The Fair Trade Commission on Wednesday raided seven engineering firms affiliated with major oil distributors and refiners on suspicion of rigging bids for maintenance contracts on national oil storage bases, according to sources familiar with the case.
The seven firms include Nisseki Ryoyu Engineering and Construction Co., a subsidiary of Nippon Mitsubishi Oil Corp.; Idemitsu Engineering Co., a unit of Idemitsu Kosan Co.; and Cosmo Engineering Co., a subsidiary of Cosmo Oil Co., the sources said.
They said the seven firms conspired on who would receive orders for duct work and tank maintenance from the eight semipublic enterprises that operate the nation’s 10 oil storage bases.
The eight operators are owned 70 percent by the state-run Japan National Oil Corp., some 20 percent by oil distribution firms and the rest by local governments.

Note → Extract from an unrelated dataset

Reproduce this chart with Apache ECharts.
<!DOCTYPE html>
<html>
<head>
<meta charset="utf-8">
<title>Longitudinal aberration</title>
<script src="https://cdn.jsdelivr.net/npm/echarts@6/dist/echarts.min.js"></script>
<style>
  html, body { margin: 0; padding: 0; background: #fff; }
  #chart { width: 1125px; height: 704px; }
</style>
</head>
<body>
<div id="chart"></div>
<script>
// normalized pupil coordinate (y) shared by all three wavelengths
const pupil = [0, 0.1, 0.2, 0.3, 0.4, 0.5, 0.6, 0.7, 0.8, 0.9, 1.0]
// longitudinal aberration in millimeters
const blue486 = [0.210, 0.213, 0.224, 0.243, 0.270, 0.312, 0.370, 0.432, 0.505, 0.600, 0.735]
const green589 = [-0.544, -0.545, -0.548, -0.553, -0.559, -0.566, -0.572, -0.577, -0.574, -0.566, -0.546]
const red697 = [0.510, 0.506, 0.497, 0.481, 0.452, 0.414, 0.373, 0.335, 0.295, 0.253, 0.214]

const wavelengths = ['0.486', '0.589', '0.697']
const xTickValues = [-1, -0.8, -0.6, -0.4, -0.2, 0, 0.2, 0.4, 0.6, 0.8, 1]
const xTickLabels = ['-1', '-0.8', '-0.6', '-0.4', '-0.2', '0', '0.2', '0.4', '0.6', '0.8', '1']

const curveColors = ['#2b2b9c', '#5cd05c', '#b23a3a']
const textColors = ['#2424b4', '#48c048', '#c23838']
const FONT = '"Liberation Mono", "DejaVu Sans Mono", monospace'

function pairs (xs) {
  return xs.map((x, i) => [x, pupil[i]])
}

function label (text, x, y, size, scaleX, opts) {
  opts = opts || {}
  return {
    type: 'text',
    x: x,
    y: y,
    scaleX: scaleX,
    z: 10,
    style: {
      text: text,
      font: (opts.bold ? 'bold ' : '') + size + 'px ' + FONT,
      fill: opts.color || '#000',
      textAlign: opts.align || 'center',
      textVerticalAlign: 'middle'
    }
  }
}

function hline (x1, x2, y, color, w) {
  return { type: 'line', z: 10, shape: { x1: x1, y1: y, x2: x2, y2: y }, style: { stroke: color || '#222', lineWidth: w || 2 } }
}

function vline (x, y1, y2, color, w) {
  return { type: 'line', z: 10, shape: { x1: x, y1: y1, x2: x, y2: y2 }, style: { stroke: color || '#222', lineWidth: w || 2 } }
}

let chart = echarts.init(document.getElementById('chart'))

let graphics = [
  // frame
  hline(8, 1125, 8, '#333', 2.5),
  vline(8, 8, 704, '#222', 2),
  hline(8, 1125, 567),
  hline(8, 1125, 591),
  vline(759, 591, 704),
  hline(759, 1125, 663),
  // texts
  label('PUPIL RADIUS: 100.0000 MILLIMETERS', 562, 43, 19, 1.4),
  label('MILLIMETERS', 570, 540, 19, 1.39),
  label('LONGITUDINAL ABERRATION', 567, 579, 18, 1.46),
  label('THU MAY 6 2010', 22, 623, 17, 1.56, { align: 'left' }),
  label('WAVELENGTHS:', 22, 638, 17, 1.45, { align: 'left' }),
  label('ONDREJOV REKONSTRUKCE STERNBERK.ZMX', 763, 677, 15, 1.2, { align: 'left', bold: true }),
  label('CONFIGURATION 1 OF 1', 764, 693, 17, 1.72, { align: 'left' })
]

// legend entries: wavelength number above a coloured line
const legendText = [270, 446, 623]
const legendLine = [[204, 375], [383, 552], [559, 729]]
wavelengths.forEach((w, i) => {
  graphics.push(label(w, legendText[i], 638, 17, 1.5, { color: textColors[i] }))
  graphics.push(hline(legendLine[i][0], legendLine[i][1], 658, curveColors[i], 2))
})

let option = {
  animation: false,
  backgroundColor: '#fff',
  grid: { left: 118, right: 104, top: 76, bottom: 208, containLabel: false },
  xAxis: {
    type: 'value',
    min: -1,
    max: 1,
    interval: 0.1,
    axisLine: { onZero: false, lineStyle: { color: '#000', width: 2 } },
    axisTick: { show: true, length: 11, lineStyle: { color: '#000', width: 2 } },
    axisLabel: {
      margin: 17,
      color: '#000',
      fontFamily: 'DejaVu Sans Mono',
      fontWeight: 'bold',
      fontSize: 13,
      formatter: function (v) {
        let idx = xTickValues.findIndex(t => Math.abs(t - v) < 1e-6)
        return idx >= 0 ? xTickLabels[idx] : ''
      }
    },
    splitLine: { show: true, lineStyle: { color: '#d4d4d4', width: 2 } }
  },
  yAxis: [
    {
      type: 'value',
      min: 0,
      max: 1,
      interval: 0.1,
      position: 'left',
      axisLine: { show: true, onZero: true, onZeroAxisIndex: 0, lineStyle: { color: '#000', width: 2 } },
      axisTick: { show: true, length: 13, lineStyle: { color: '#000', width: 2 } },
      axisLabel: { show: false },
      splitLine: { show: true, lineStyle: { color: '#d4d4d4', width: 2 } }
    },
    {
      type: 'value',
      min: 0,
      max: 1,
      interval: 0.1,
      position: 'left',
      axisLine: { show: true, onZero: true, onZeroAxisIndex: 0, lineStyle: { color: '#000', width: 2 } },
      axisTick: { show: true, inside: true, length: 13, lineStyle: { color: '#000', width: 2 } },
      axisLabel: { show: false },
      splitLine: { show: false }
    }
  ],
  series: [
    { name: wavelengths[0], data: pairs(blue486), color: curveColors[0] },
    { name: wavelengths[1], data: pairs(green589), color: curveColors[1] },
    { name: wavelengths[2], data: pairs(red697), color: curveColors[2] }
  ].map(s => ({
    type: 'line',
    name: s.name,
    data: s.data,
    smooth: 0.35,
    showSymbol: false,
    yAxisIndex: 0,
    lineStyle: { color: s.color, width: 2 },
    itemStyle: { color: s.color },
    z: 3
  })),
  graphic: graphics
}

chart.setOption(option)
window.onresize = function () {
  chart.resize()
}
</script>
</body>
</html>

According to the sources, an engineering firm affiliated with an oil company that has a controlling share of an operating firm is likely to receive orders.
They also pointed out that many of the executives at the eight operating firms are retired officials of the former Ministry of International Trade and Industry — now the Ministry of Economy, Trade and Industry — and the Finance Ministry, as well as former executives of major oil distribution firms.
The sources said cronyism is behind the alleged conspiracy.
The national oil storage bases are in Hokkaido, Aomori, Iwate, Akita, Fukui, Ehime, Fukuoka, Nagasaki and Kagoshima prefectures. Kagoshima has two bases.
With 270 billion yen of the national budget set aside annually for the operation and maintenance of the bases, calls for more efficient operations are growing.
The national oil storage system enables the national government to store reserves of oil for emergencies. The government maintains 50 billion liters of oil, which would supply the nation for around 85 days.